Solving a 600-Year-Old Cosmic Mystery

Astronomers have found the stars responsible for an explosion recorded by Korean astronomers in 1437 A.D.

The nova of March 11, 1437 A.D., and its ejected shell.
A cosmic mug shot: This image shows the nova of March 11, 1437 A.D., and its ejected shell.  (K. Ilkiewicz / J. Mikolajewska / Nature)

On the night of March 11, 1437 A.D., in what is now modern-day Seoul, a new star appeared in the sky, seemingly out of nowhere. The newcomer shone for 14 days before fading into the darkness. Korean astronomers noted the mysterious star and its brief stint in the sky in their records. Centuries later, modern astronomers studying these records determined that what the Koreans had seen was a cosmic explosion called a nova. Novae occur in two-star systems, when a dead star, known as a white dwarf, starts eating away at its companion, a star like our sun. The white dwarf slowly builds a layer of hydrogen stolen from the other star over tens of thousands of years, and then ejects it all at once, producing an eruption of light 300,000 times brighter than the sun that can last for weeks.

Michael Shara and his researcher colleagues have spent the last nearly 30 years looking for the star responsible for this nova. In a new paper published Wednesday in Nature, they say they’ve finally found it.

“It’s been like searching for a needle in a billion haystacks,” Shara said.

For most of their search, Shara, a curator in the American Museum of Natural History’s department of astrophysics; Richard Stephenson, a historian of ancient astronomical records at Durham University; and Mike Bode, an astrophysicist at Liverpool John Moores University, focused on a part of the sky where they suspected the mystery star must lurk. The investigation was an on-again, off-again effort of “failure after failure after failure,” one that they returned to when they had the time or a lead.

Last year, Shara found some relevant files in his office that he hadn’t looked at in nearly a decade, and decided to expand the search area in the sky. He started combing through digital databases of stars, looking for any interesting targets. In one astronomical catalog, he saw a well-known planetary nebula, a glowing shell of gas and dust. In a different catalog, he found an image of a binary star taken in 2016 in the same area. Then it hit him: That wasn’t a planetary nebula. It was the leftover shell of a nova explosion, floating near the star system that produced it.

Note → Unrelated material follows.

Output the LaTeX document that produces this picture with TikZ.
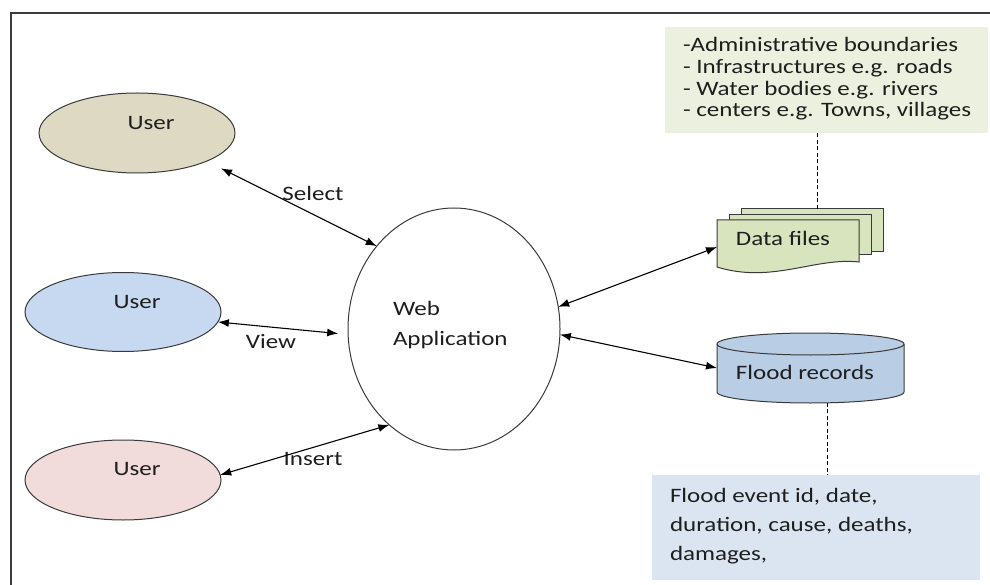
\documentclass[tikz,border=0pt]{standalone}
\usepackage{fontspec}
\setmainfont{Carlito}[FakeStretch=1.22]
\usetikzlibrary{shapes.geometric,arrows.meta}
\definecolor{utan}{HTML}{DDD9C3}
\definecolor{ublue}{HTML}{C6D9F1}
\definecolor{upink}{HTML}{F2DCDB}
\definecolor{gfill}{HTML}{EBF1DE}
\definecolor{docfill}{HTML}{D7E4BD}
\definecolor{cylfill}{HTML}{B9CDE5}
\definecolor{bfill}{HTML}{DBE5F1}
\definecolor{edge}{HTML}{3A3A3A}
\definecolor{txt}{HTML}{1E1E1E}
\begin{document}
\begin{tikzpicture}[x=1pt,y=-1pt,
  every node/.style={inner sep=0pt, outer sep=0pt, text=txt},
  lbl/.style={font=\fontsize{20.5pt}{24pt}\selectfont},
  user/.style={ellipse, draw=edge, line width=1pt, minimum width=196pt, minimum height=80pt},
  arr/.style={{Latex[length=11pt,width=8pt]}-{Latex[length=11pt,width=8pt]}, line width=1.1pt, draw=black},
  dline/.style={draw=black, line width=1pt, dash pattern=on 4pt off 2.5pt},
  doc/.style={rectangle, draw=edge, line width=1pt, fill=docfill},
  frameline/.style={draw=edge, line width=1.3pt}]
\useasboundingbox (0,0) rectangle (990,585);
\fill[white] (0,0) rectangle (990,585);
\draw[frameline] (11,586) -- (11,13) -- (991,13);

% users
\node[user, fill=utan] (u1) at (137,133) {};
\node[lbl] (u1t) at (151,123) {User};
\node[user, fill=ublue, minimum height=79pt] (u2) at (123,312) {};
\node[lbl] (u2t) at (137,302) {User};
\node[user, fill=upink] (u3) at (123,480) {};
\node[lbl] (u3t) at (137,469) {User};

% web application
\node[ellipse, draw=edge, line width=1pt, fill=white, minimum width=212pt, minimum height=242pt] (web) at (454,329) {};
\node[anchor=west, align=left, font=\fontsize{20.5pt}{30pt}\selectfont] (webt) at (393,325) {Web\\Application};

% edge labels
\node[lbl] (sel) at (313,193) {Select};
\node[lbl] (vw) at (271,342) {View};
\node[lbl] (ins) at (313,459) {Insert};

% green info box
\node[rectangle, fill=gfill, minimum width=323pt, minimum height=106pt] (gbox) at (826.5,80) {};
\node[anchor=west, align=left, font=\fontsize{20.5pt}{21.7pt}\selectfont] (gt) at (683,79)
  {-Administrative boundaries\\- Infrastructures e.g. roads\\- Water bodies e.g. rivers\\- centers e.g. Towns, villages};

% data files
\node[doc, minimum width=142pt, minimum height=43pt] (dfb) at (812,230.5) {};
\node[doc, minimum width=142pt, minimum height=40pt] (dfm) at (800,235) {};
\node[minimum width=142pt, minimum height=54pt] (df) at (788,247) {};
\draw[draw=edge, line width=1pt, fill=docfill] (717,220) -- (859,220) -- (859,262)
  .. controls (815,257) and (772,284) .. (717,267) -- cycle;
\node[lbl] (dft) at (783,238) {Data files};

% flood records cylinder
\node[minimum width=187pt, minimum height=48pt] (fr) at (810.5,368) {};
\filldraw[draw=edge, line width=1pt, fill=cylfill] (fr.north west) -- (fr.south west)
  arc[start angle=180, end angle=360, x radius=93.5pt, y radius=11pt] -- (fr.north east)
  arc[start angle=0, end angle=180, x radius=93.5pt, y radius=11pt] -- cycle;
\draw[draw=edge, line width=1pt] (fr.north west) arc[start angle=180, end angle=360, x radius=93.5pt, y radius=11pt];
\node[lbl] (frt) at (805,372) {Flood records};

% blue info box
\node[rectangle, fill=bfill, minimum width=328pt, minimum height=105pt] (bbox) at (816,527.5) {};
\node[anchor=west, align=left, font=\fontsize{20.5pt}{29pt}\selectfont] (bt) at (670,526)
  {Flood event id, date,\\duration, cause, deaths,\\damages,};

% connectors
\draw[arr, shorten <=16pt] (u1.-22) -- (web.133);
\draw[arr, shorten >=10pt] (u2.-6) -- (web.183);
\draw[arr] (u3.3) -- (web.236);
\draw[arr] (web.12) -- (df.west);
\draw[arr] (web.-3) -- (fr.west);
\draw[dline] ([xshift=5pt]dfb.north) -- ([xshift=5pt]dfb.north |- gbox.south);
\draw[dline] ([xshift=16.5pt,yshift=-10.8pt]fr.south) -- ([xshift=16.5pt]fr.south |- bbox.north);
\end{tikzpicture}
\end{document}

“One the one hand, I was pretty ecstatic,” Shara said of this moment. “On the other hand, I was sort of pounding my forehead a little bit with the back of my hand like, oh my god, I could have found this decades ago, if I had just expanded the search a little bit.”

Shara knew if he could find other images of this star from decades ago and compare it to this newfound photo, he could track its movement over time, rewind the clock, and determine its position nearly 600 years ago, when the Korean astronomers made their observations. Photographs from the 1980s and 1990s showed the star had indeed moved between then and now, but not enough for the researchers to accurately calculate its position in the 15th century. So they looked further back in time, at a photographic plate from 1923 they got through a Harvard project to digitize a century’s worth of sky observations. They measured how much the star moved in the last century, and extrapolated that to five more centuries. As they rewound the clock, the star moved closer to the nova shell. According to their calculations, the star was right in the center of the nova shell on the day the Koreans saw a mystery star, which means it caused the cosmic explosion.

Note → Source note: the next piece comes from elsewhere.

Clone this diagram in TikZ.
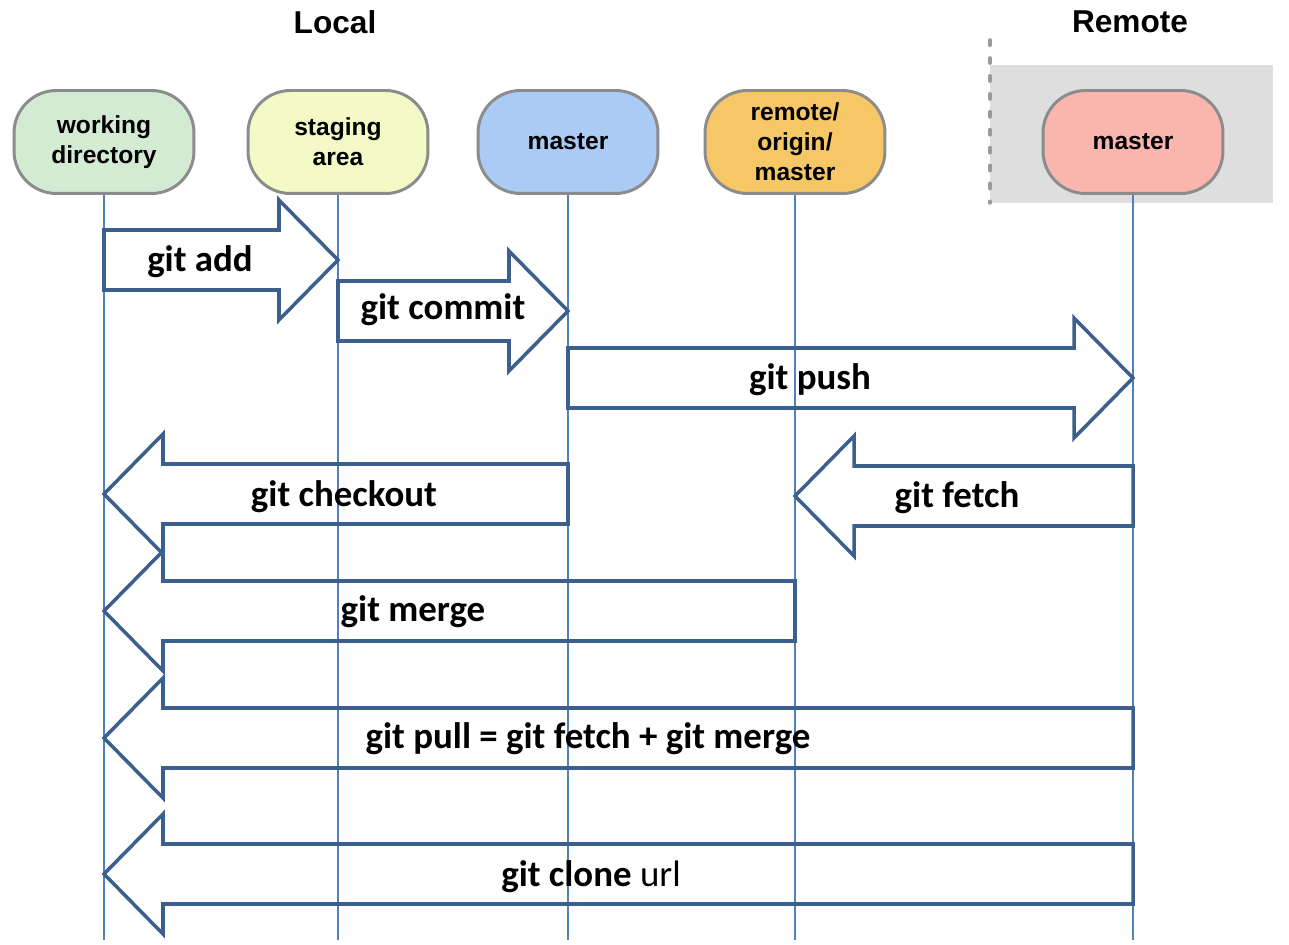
\documentclass[tikz,border=0pt]{standalone}
\usepackage{fontspec}
\setmainfont{Carlito}
\newfontfamily\headfont{Liberation Sans}
\usetikzlibrary{positioning,calc}
\definecolor{lifeblue}    {HTML}{4F81BD}
\definecolor{arrowblue}   {HTML}{3C5F8E}
\definecolor{boxgray}     {HTML}{8C8C8C}
\definecolor{dotgray}     {HTML}{9A9A9A}
\definecolor{wdgreen}     {HTML}{D4EBD3}
\definecolor{stageyellow} {HTML}{F3FAC5}
\definecolor{masterblue}  {HTML}{A9CBF4}
\definecolor{originorange}{HTML}{F6C766}
\definecolor{remotepink}  {HTML}{FAB6AE}
\definecolor{remotebg}    {HTML}{DEDEDE}

% block arrow pointing right: from lifeline #1 to lifeline #2 at height #3
\newcommand{\rightblock}[3]{%
  \path (#1 |- 0,#3) coordinate (s) (#2 |- 0,#3) coordinate (t);
  \draw[blockarrow] ($(s)+(0,-30)$) -- ($(t)+(-59,-30)$) -- ++(0,-30) -- (t)
    -- ($(t)+(-59,60)$) -- ++(0,-30) -- ($(s)+(0,30)$) -- cycle;}
% block arrow pointing left: from lifeline #1 back to lifeline #2 at height #3
\newcommand{\leftblock}[3]{%
  \path (#1 |- 0,#3) coordinate (s) (#2 |- 0,#3) coordinate (t);
  \draw[blockarrow] (t) -- ($(t)+(59,-60)$) -- ++(0,30) -- ($(s)+(0,-30)$)
    -- ++(0,60) -- ($(t)+(59,30)$) -- ++(0,30) -- cycle;}

\begin{document}
\begin{tikzpicture}[x=0.02cm,y=-0.02cm,
    lane/.style={draw=boxgray,line width=1.7pt,rounded corners=0.85cm,
      minimum width=3.6cm,minimum height=2.06cm,align=center,
      font=\headfont\bfseries\fontsize{14}{17}\selectfont},
    side/.style={font=\headfont\bfseries\fontsize{18}{22}\selectfont},
    lifeline/.style={lifeblue,line width=0.9pt},
    blockarrow/.style={arrowblue,line width=2pt,line join=miter},
    gitcmd/.style={font=\bfseries\fontsize{21}{25}\selectfont}]
  \useasboundingbox (0,0) rectangle (1289,945);
  % remote side
  \fill[remotebg] (990,65) rectangle (1273,203);
  \draw[dotgray,line width=2pt,line cap=round,dash pattern=on 3pt off 7.2pt] (990,40) -- (990,203);
  \node[side] (local) at (335,22) {Local};
  \node[side] (remote) at (1130,22) {Remote};
  % lanes
  \node[lane,fill=wdgreen] (wd) at (104,142) {working\\directory};
  \node[lane,fill=stageyellow] (stage) at (338,142) {staging\\area};
  \node[lane,fill=masterblue] (lmaster) at (568,142) {master};
  \node[lane,fill=originorange] (origin) at (795,142) {remote/\\origin/\\master};
  \node[lane,fill=remotepink] (rmaster) at (1133,142) {master};
  \coordinate (bottom) at (0,940);
  \foreach \n in {wd,stage,lmaster,origin,rmaster}
    \draw[lifeline] (\n.south) -- (\n.south |- bottom);
  % commands
  \rightblock{wd}{stage}{260}
  \node[gitcmd] (add) at (200,262) {git add};
  \rightblock{stage}{lmaster}{311}
  \node[gitcmd] (commit) at (443,310) {git commit};
  \rightblock{lmaster}{rmaster}{378}
  \node[gitcmd] (push) at (810,380) {git push};
  \leftblock{lmaster}{wd}{494}
  \node[gitcmd] (checkout) at (344,497) {git checkout};
  \leftblock{rmaster}{origin}{496}
  \node[gitcmd] (fetch) at (957,498) {git fetch};
  \leftblock{origin}{wd}{611}
  \node[gitcmd] (merge) at (413,612) {git merge};
  \leftblock{rmaster}{wd}{738}
  \node[gitcmd] (pull) at (588,739) {git pull = git fetch + git merge};
  \leftblock{rmaster}{wd}{874}
  \node[gitcmd] (clone) at (591,877) {git clone \mdseries url};
\end{tikzpicture}
\end{document}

Shara kept up his search for decades because he wanted to confirm a theory on nova explosions he wrote in 1986, when he was working at the Space-Telescope Science Institute at Johns Hopkins. After a classical nova, the process starts all over again. The white dwarf begins again to chip away at its companion. Smaller explosions, known as dwarf novae, may occur as it gathers its fellow star’s material. Eventually, there’s enough stolen material to produce another full-sized nova. Shara posited that dwarf novae and full-sized novae are the same systems, seen at different times, rather than entirely separate objects, as some astronomers have suggested. Now, the search has paid off. Shara found that the star system responsible for the nova in 1437 A.D. shows dwarf novae in photos from the 1930s and 1940s, which supports his claim that both phenomena originate from a single source.

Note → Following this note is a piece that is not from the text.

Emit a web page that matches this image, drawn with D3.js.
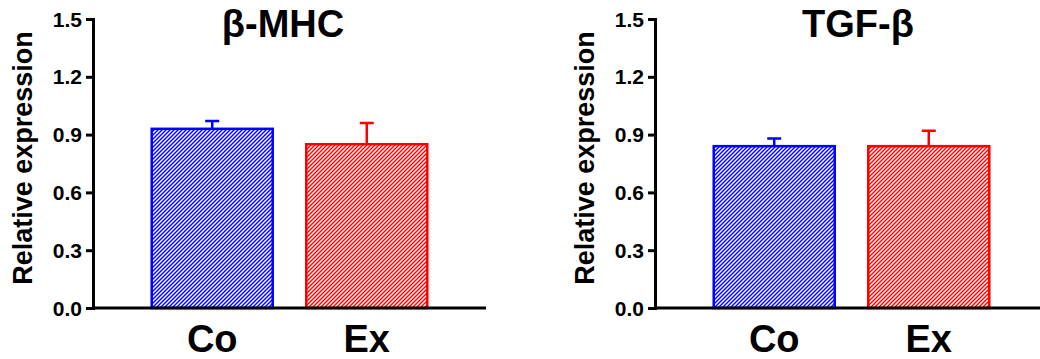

Shara said he and his colleagues couldn’t have investigated this mystery without online astronomical catalogs, which weren’t around in the 1980s. The catalogs are like Google search engines for hundreds of millions of stars.

“If huge databases had existed then, I would have unraveled it right then and there,” he said. “It was only because of this ability to check something like a million astronomical papers and books and many petabytes of images, all within a few minutes, and correlate things with each other that I was able to find this.”